Pandemic Back Rent Becomes Revenue Stream for L.A. Landlords
Apartment rents owed from 2020 through 2023 can now be collected.
The end of pandemic eviction protections for renters is beginning to lower the amount of bad debt, in the form of unpaid rent and overdue fees, on the balance sheets of apartment landlords throughout Southern California.
In Los Angeles, which adopted some of the strongest pandemic-related protections, the final phased deadline to pay back rent accumulated from 2020 through 2023 arrived on February 1.
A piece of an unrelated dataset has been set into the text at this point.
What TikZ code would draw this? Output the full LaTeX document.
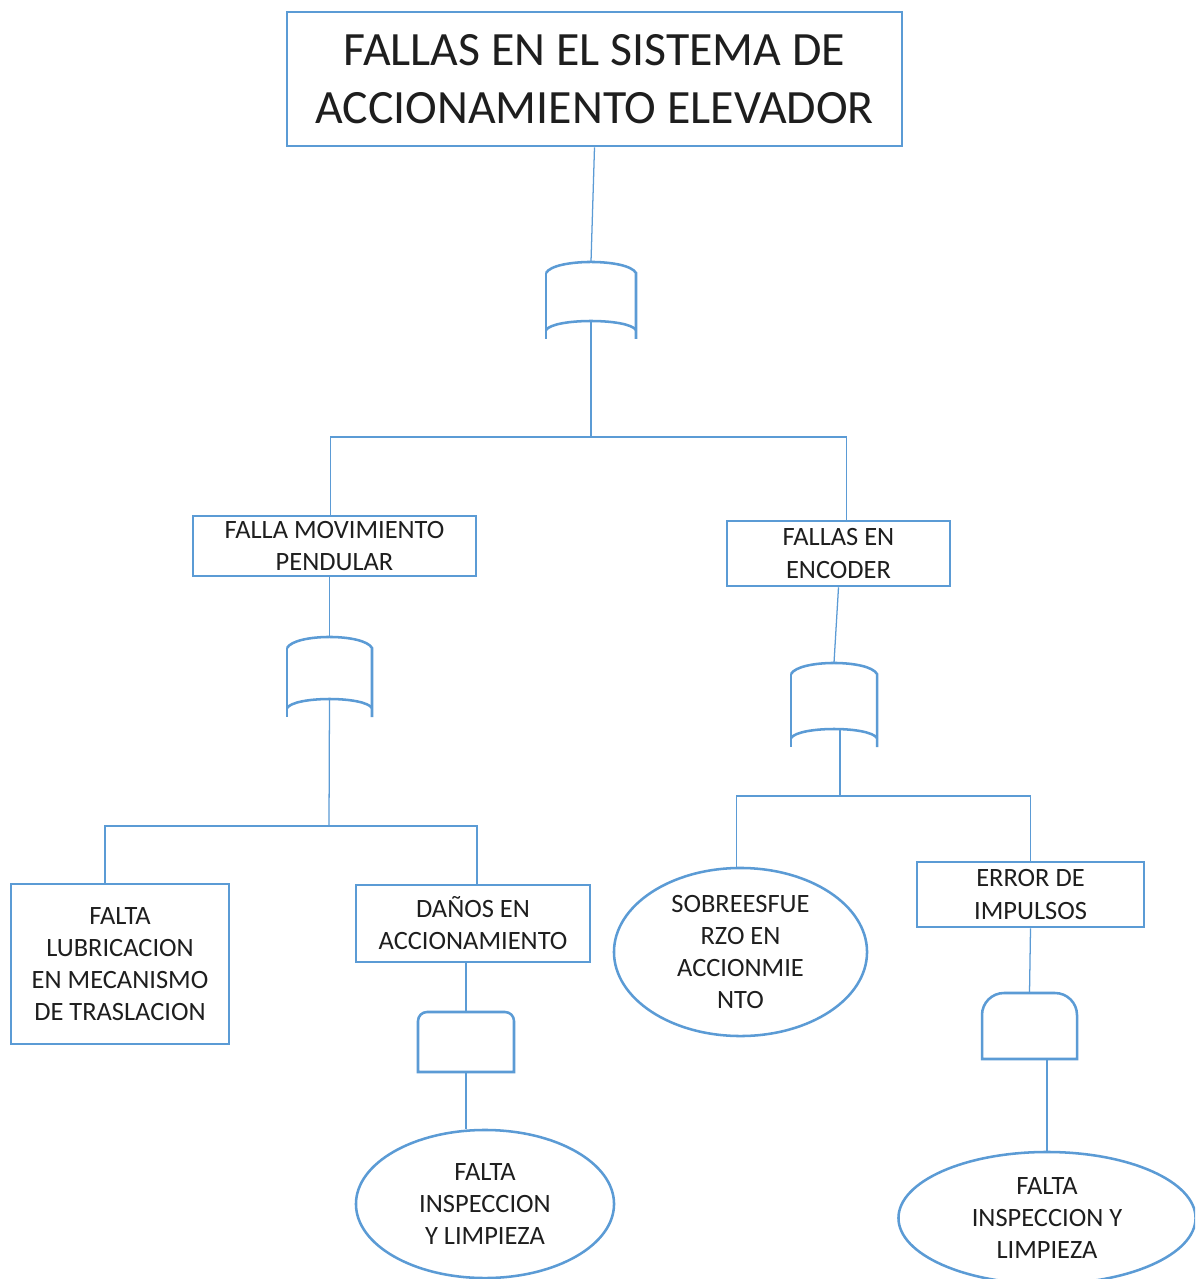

A wave of evictions that were blocked by renter protections during the COVID outbreak now are making their way through the county courts. An estimated 46,000 legal evictions were processed in Los Angeles County in 2023, the largest total since 2016, according to a report in the Los Angeles Times.
Between February 2023, when the evictions ban on tenants who owed back rent expired, and November, the Los Angeles Housing Department signaled its intention to evict more than 71,000 households, with 96% of those evictions based on nonpayment of rent, the newspaper report said.
Although L.A. ended its evictions ban a year ago, the city phased in its deadlines for when back rent is due to be repaid.
In August, the city required tenants to repay rent debt from the first year-and-a-half of the pandemic. The final deadline of February 1, 2024 requires tenants to pay back everything they owe from October 2021 through January 2023.
However, the City Council granted a last-minute extension at the end of January to 3,200 applicants who had been approved to receive as much as six months’ back rent from the United to House L.A. Emergency Renters Assistance Program but had not yet received disbursements from the $30M fund.
Local non-profits say they’re running out of lawyers to represent tenants facing evictions, warning that the current wave of evictions will exacerbate the homelessness emergency in Los Angeles County.
According to a new study from the University of Pennsylvania that was commissioned by the Los Angeles Housing Department, an estimated 93,000 city households had pandemic-era rent due as of the beginning of this month, with 17,000 households more than a year behind on rent payments.
Several REITs that specialize in multifamily cited the back-rent situation as a primary reason for underperformance in Southern California markets in recent earnings reports, adding that they expect an influx of back rent to lower their exposure to bad debt in 2024.
Houston-based Camden Property Trust, a publicly traded REIT that owns interests in 171 apartment communities encompassing nearly 60K units, reported that its properties in Los Angeles and Orange County “underperformed mainly for reasons related to bad debt, skips and evictions, and fraud,” Keith Oden, Camden’s president, said during a call with investors.
Regarding the outlook for 2024, Oden said “we anticipate the improvement in L.A. (and) Orange County will come primarily from a reduction in bad debt as we repopulate many of our vacant units with residents who actually pay their rent.”